Une nécropole équine unique au monde en Russie
Le saviez-vous ? Les montures des tsars eurent l’immense honneur de bénéficier d’une maison de retraite,
puis d’un lieu de repos éternel, à l’ombre du palais de Tsarskoïé Selo... Reportage exclusif pour le Mag des Cavaliers Voyageurs !
Première "maison de retraite" pour chevaux
Pour fêter la nouvelle année, rendons hommage aux chevaux de Russie... Un pays qui n'en finit plus de nous faire rêver !

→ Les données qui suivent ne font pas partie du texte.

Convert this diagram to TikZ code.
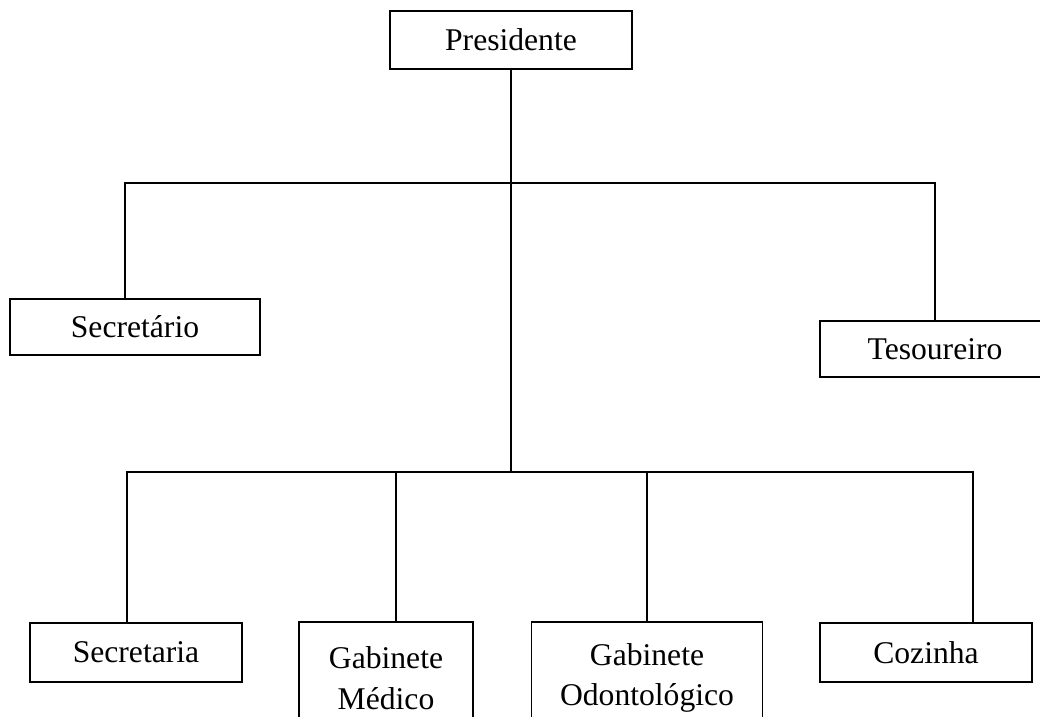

Savez-vous que la toute première « maison de retraite pour chevaux » de l’histoire fut édifiée au 19ème siècle, en Russie ? Plus précisément à Tsarskoïé Selo, près de Saint-Pétersbourg.
C’est le tsar Nicolas Ier, à peine
intronisé après la fameuse révolution manquée des « décembristes »,
qui ordonna en janvier 1826 de faire construire, à côté du palais, une "petite" écurie avec quelques boxes.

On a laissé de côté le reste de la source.